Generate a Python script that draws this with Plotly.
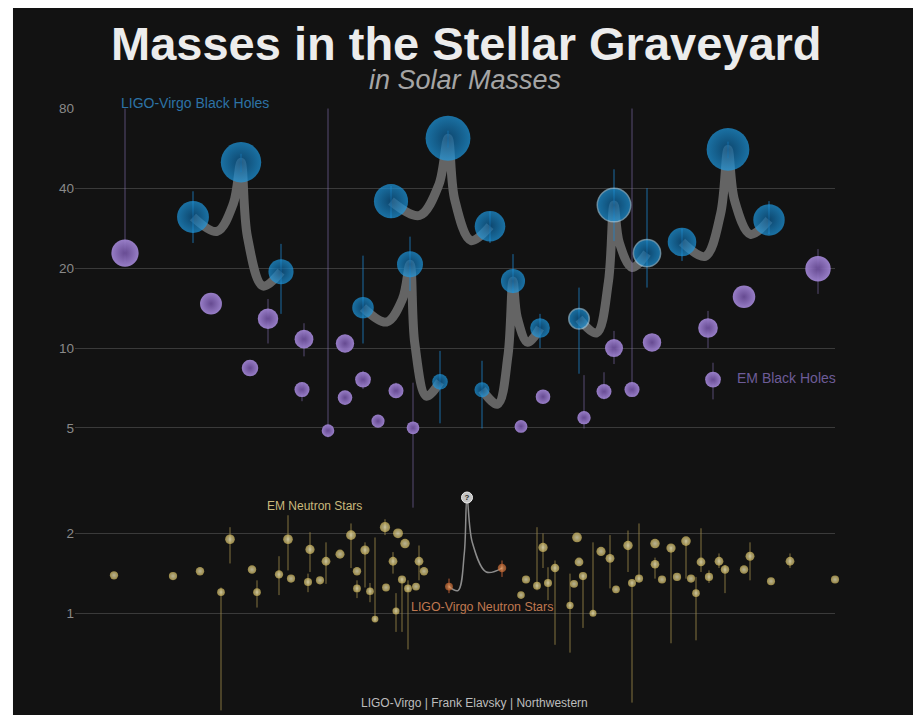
import numpy as np
import plotly.graph_objects as go

# LIGO-Virgo black hole mergers (left component, final remnant, right component)
merger_x_left = [118, 316, 288, 407, 504, 607]
merger_m_left = [31.2, 35.8, 14.2, 6.96, 12.9, 25.1]
merger_hi_left = [39.0, 40.8, 22.3, 8.95, 16.9, 28.2]
merger_lo_left = [24.9, 30.9, 10.4, 4.97, 8.0, 21.3]

merger_x_final = [166, 373, 335, 438, 539, 653]
merger_m_final = [50.2, 61.8, 20.7, 17.9, 34.6, 56.1]
merger_hi_final = [54.0, 66.0, 26.3, 22.6, 47.2, 60.0]
merger_lo_final = [46.0, 57.0, 16.4, 16.1, 25.3, 52.0]

merger_x_right = [206, 415, 365, 465, 572, 694]
merger_m_right = [19.4, 28.8, 7.46, 11.9, 22.8, 30.4]
merger_hi_right = [24.7, 32.7, 9.75, 13.45, 40.1, 35.8]
merger_lo_right = [13.45, 24.9, 5.2, 10.0, 16.9, 26.9]

merger_candidate = [False, False, False, False, True, False]

# EM black holes
em_bh_x = [50, 136, 175, 193, 229, 227, 253, 270, 270, 288, 303, 321,
           338, 446, 468, 509, 529, 539, 557, 577, 633, 638, 669, 743]
em_bh_m = [22.8, 14.7, 8.4, 12.9, 10.8, 6.97, 4.88, 10.4, 6.5, 7.6, 5.3, 6.9,
           5.0, 5.06, 6.55, 5.46, 6.85, 10.0, 6.97, 10.5, 11.9, 7.6, 15.6, 19.9]
em_bh_hi = [80, 14.7, 8.4, 15.3, 12.4, 7.4, 80, 10.4, 6.5, 8.2, 5.3, 7.4,
            7.4, 5.06, 6.55, 7.9, 8.1, 11.6, 80, 10.5, 13.8, 8.8, 15.6, 23.6]
em_bh_lo = [21.0, 14.7, 8.4, 10.4, 9.3, 6.3, 4.6, 10.4, 6.5, 7.0, 5.3, 6.5,
            2.5, 5.06, 6.55, 4.97, 6.4, 8.7, 6.6, 10.5, 10.0, 6.4, 15.6, 16.0]

# EM neutron stars
ns_x = [39, 98, 125, 146, 155, 177, 182, 204, 213, 216, 233, 235, 245, 251,
        265, 276, 282, 282, 290, 295, 300, 310, 323, 330, 318, 344, 349, 327,
        311, 333, 341, 321, 451, 446, 462, 468, 473, 480, 502, 504, 495, 499,
        508, 518, 526, 535, 541, 553, 557, 564, 580, 580, 587, 596, 602, 611,
        616, 621, 626, 634, 644, 650, 669, 675, 696, 715, 760]
ns_m = [1.39, 1.38, 1.44, 1.20, 1.90, 1.46, 1.20, 1.40, 1.90, 1.35, 1.31, 1.74,
        1.33, 1.57, 1.67, 1.97, 1.44, 1.24, 1.73, 1.21, 0.95, 2.11, 2.00, 1.83,
        1.57, 1.57, 1.44, 1.34, 1.25, 1.24, 1.26, 1.02, 1.34, 1.17, 1.27, 1.77,
        1.30, 1.48, 1.93, 1.56, 1.07, 1.29, 1.38, 1.00, 1.71, 1.61, 1.23, 1.80,
        1.30, 1.35, 1.83, 1.53, 1.34, 1.76, 1.37, 1.87, 1.35, 1.19, 1.56, 1.37,
        1.57, 1.46, 1.46, 1.64, 1.32, 1.57, 1.34]
ns_hi = [1.39, 1.38, 1.44, 1.25, 2.11, 1.46, 1.33, 1.64, 2.34, 1.35, 1.41, 2.02,
         1.33, 1.85, 1.67, 2.18, 1.44, 1.33, 1.85, 1.30, 1.93, 2.26, 2.00, 1.83,
         1.70, 1.80, 1.44, 1.36, 1.25, 1.33, 1.26, 1.19, 1.34, 1.17, 2.11, 2.00,
         1.49, 1.58, 1.93, 1.56, 1.41, 1.29, 1.40, 1.85, 1.71, 1.97, 1.23, 2.05,
         1.32, 2.18, 1.83, 1.62, 1.34, 1.78, 1.37, 1.89, 1.35, 1.37, 2.09, 1.45,
         1.68, 1.52, 1.46, 1.85, 1.32, 1.68, 1.34]
ns_lo = [1.39, 1.38, 1.44, 0.43, 1.54, 1.46, 1.05, 1.17, 1.45, 1.35, 1.20, 1.43,
         1.33, 1.29, 1.67, 1.48, 1.44, 1.14, 1.25, 1.10, 0.93, 1.97, 2.00, 1.83,
         1.41, 1.33, 1.44, 0.85, 1.25, 0.73, 1.26, 0.85, 1.34, 1.17, 1.22, 1.48,
         1.12, 0.76, 1.93, 1.56, 0.71, 1.29, 0.88, 0.98, 1.71, 1.24, 1.23, 1.43,
         0.46, 1.33, 1.83, 1.35, 1.34, 0.77, 1.37, 1.35, 1.35, 0.79, 1.43, 1.30,
         1.48, 1.19, 1.46, 1.33, 1.32, 1.48, 1.34]

# LIGO-Virgo neutron star merger
lv_ns_x = [374, 427]
lv_ns_m = [1.26, 1.48]
lv_ns_hi = [1.35, 1.58]
lv_ns_lo = [1.19, 1.37]
lv_ns_final_x = 392
lv_ns_final_m = 2.73

FONT = "Liberation Sans, Arial, sans-serif"


def err(m, hi, lo):
    m = np.array(m, dtype=float)
    return dict(type="data", symmetric=False, array=np.array(hi) - m,
                arrayminus=m - np.array(lo), width=0, thickness=1)


def merger_path(xl, ml, xf, mf, xr, mr, dip, near):
    l2 = np.log2
    ld = l2(ml) - dip
    rd = l2(mr) - dip
    top = l2(mf)
    xs = [xl, xl + 0.5 * (xf - xl), xf - near * (xf - xl), xf,
          xf + near * (xr - xf), xr - 0.45 * (xr - xf), xr]
    ls = [l2(ml), ld, top + 0.6 * (ld - top), top,
          top + 0.6 * (rd - top), rd, l2(mr)]
    return xs, 2 ** np.array(ls)


fig = go.Figure()

# merger connectors
for i in range(len(merger_x_final)):
    xs, ys = merger_path(merger_x_left[i], merger_m_left[i],
                         merger_x_final[i], merger_m_final[i],
                         merger_x_right[i], merger_m_right[i], 0.18, 0.16)
    fig.add_trace(go.Scatter(x=xs, y=ys, mode="lines", hoverinfo="skip",
                             line=dict(color="#646464", width=9, shape="spline", smoothing=1.0)))

xs, ys = merger_path(lv_ns_x[0], lv_ns_m[0], lv_ns_final_x, lv_ns_final_m,
                     lv_ns_x[1], lv_ns_m[1], 0.05, 0.15)
fig.add_trace(go.Scatter(x=xs, y=ys, mode="lines", hoverinfo="skip",
                         line=dict(color="#8c8c8c", width=1.5, shape="spline", smoothing=1.0)))

# EM black holes
fig.add_trace(go.Scatter(
    x=em_bh_x, y=em_bh_m, mode="markers",
    error_y=dict(err(em_bh_m, em_bh_hi, em_bh_lo), color="rgba(135,115,180,0.6)"),
    marker=dict(size=5.7 * np.sqrt(em_bh_m), color="#a387d6", opacity=0.92,
                gradient=dict(type="radial", color="#6d4f9c"), line=dict(width=0))))

# LIGO-Virgo black holes
bh_x = merger_x_left + merger_x_final + merger_x_right
bh_m = merger_m_left + merger_m_final + merger_m_right
bh_hi = merger_hi_left + merger_hi_final + merger_hi_right
bh_lo = merger_lo_left + merger_lo_final + merger_lo_right
cand = merger_candidate * 3
fig.add_trace(go.Scatter(
    x=bh_x, y=bh_m, mode="markers",
    error_y=dict(err(bh_m, bh_hi, bh_lo), color="rgba(30,130,200,0.8)"),
    marker=dict(size=5.7 * np.sqrt(bh_m), color="#1e9ae2",
                gradient=dict(type="radial", color="#0b5c94"),
                line=dict(width=[1.5 if c else 0 for c in cand],
                          color="rgba(170,215,240,0.8)"))))

# EM neutron stars
fig.add_trace(go.Scatter(
    x=ns_x, y=ns_m, mode="markers", cliponaxis=False,
    error_y=dict(err(ns_m, ns_hi, ns_lo), color="rgba(150,132,70,0.85)"),
    marker=dict(size=7 * np.sqrt(ns_m), color="#d4bb5c",
                gradient=dict(type="radial", color="#fff8cc"), line=dict(width=0))))

# LIGO-Virgo neutron stars
fig.add_trace(go.Scatter(
    x=lv_ns_x, y=lv_ns_m, mode="markers",
    error_y=dict(err(lv_ns_m, lv_ns_hi, lv_ns_lo), color="rgba(220,110,60,0.8)"),
    marker=dict(size=7 * np.sqrt(lv_ns_m), color="#c8652e",
                gradient=dict(type="radial", color="#f8ac70"), line=dict(width=0))))

fig.add_trace(go.Scatter(
    x=[lv_ns_final_x], y=[lv_ns_final_m], mode="markers+text", text=["?"],
    textposition="middle center",
    textfont=dict(family=FONT, size=8, color="#2a2a2a", weight="bold"),
    marker=dict(size=11, color="#c4c4c4", line=dict(width=1, color="#eeeeee"))))

# page body adds an 8px margin, so the figure is 8px smaller than the window
fig.update_layout(
    width=913, height=707, autosize=False,
    margin=dict(l=67, r=86, t=100, b=3),
    paper_bgcolor="white", plot_bgcolor="rgba(0,0,0,0)",
    showlegend=False,
    font=dict(family=FONT),
    shapes=[dict(type="rect", xref="paper", yref="paper", x0=-0.0816, x1=1.12,
                 y0=-0.01, y1=1.17, fillcolor="#121212", line=dict(width=0), layer="below")],
    xaxis=dict(range=[0, 760], visible=False),
    yaxis=dict(type="log", range=[np.log10(0.424), np.log10(80) + 0.002],
               tickvals=[1, 2, 5, 10, 20, 40, 80],
               ticktext=["1", "2", "5", "10", "20", "40", "80"],
               showgrid=True, gridcolor="#3a3a3a", gridwidth=1,
               zeroline=False, showline=False, ticks="",
               tickfont=dict(family=FONT, size=13.5, color="#8a8a8a")),
)

annots = [
    dict(text="Masses in the Stellar Graveyard", x=0.5145, y=1.1060,
         font=dict(size=47, color="#ececec", weight="bold")),
    dict(text="in Solar Masses", x=0.513, y=1.0460,
         font=dict(size=27, color="#a5a5a5", style="italic")),
    dict(text="LIGO-Virgo Black Holes", x=0.0579, y=1.0083, xanchor="left",
         font=dict(size=14, color="#2d73a6")),
    dict(text="EM Black Holes", x=0.8684, y=0.553, xanchor="left",
         font=dict(size=14, color="#6d5c98")),
    dict(text="EM Neutron Stars", x=0.25, y=0.341, xanchor="left",
         font=dict(size=12, color="#c9b97c")),
    dict(text="LIGO-Virgo Neutron Stars", x=0.4395, y=0.1738, xanchor="left",
         font=dict(size=12.4, color="#c07850")),
    dict(text="LIGO-Virgo | Frank Elavsky | Northwestern", x=0.526, y=0.0149,
         font=dict(size=12, color="#bdbdbd")),
]
for a in annots:
    a.setdefault("xanchor", "center")
    a["font"]["family"] = FONT
    fig.add_annotation(xref="paper", yref="paper", yanchor="middle",
                       showarrow=False, **a)

fig.write_html("out.html")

----------

[WHAT TO WORK ON] Everything from the first line to the line with "merger_lo_final = [46.0, 57.0, 16.4, 16.1, 25.3, 52.0]" must be repeated exactly, and nothing else. Leave the pictures out.

[SOLUTION FOR THIS EXERCISE]
Generate a Python script that draws this with Plotly.
import numpy as np
import plotly.graph_objects as go

# LIGO-Virgo black hole mergers (left component, final remnant, right component)
merger_x_left = [118, 316, 288, 407, 504, 607]
merger_m_left = [31.2, 35.8, 14.2, 6.96, 12.9, 25.1]
merger_hi_left = [39.0, 40.8, 22.3, 8.95, 16.9, 28.2]
merger_lo_left = [24.9, 30.9, 10.4, 4.97, 8.0, 21.3]

merger_x_final = [166, 373, 335, 438, 539, 653]
merger_m_final = [50.2, 61.8, 20.7, 17.9, 34.6, 56.1]
merger_hi_final = [54.0, 66.0, 26.3, 22.6, 47.2, 60.0]
merger_lo_final = [46.0, 57.0, 16.4, 16.1, 25.3, 52.0]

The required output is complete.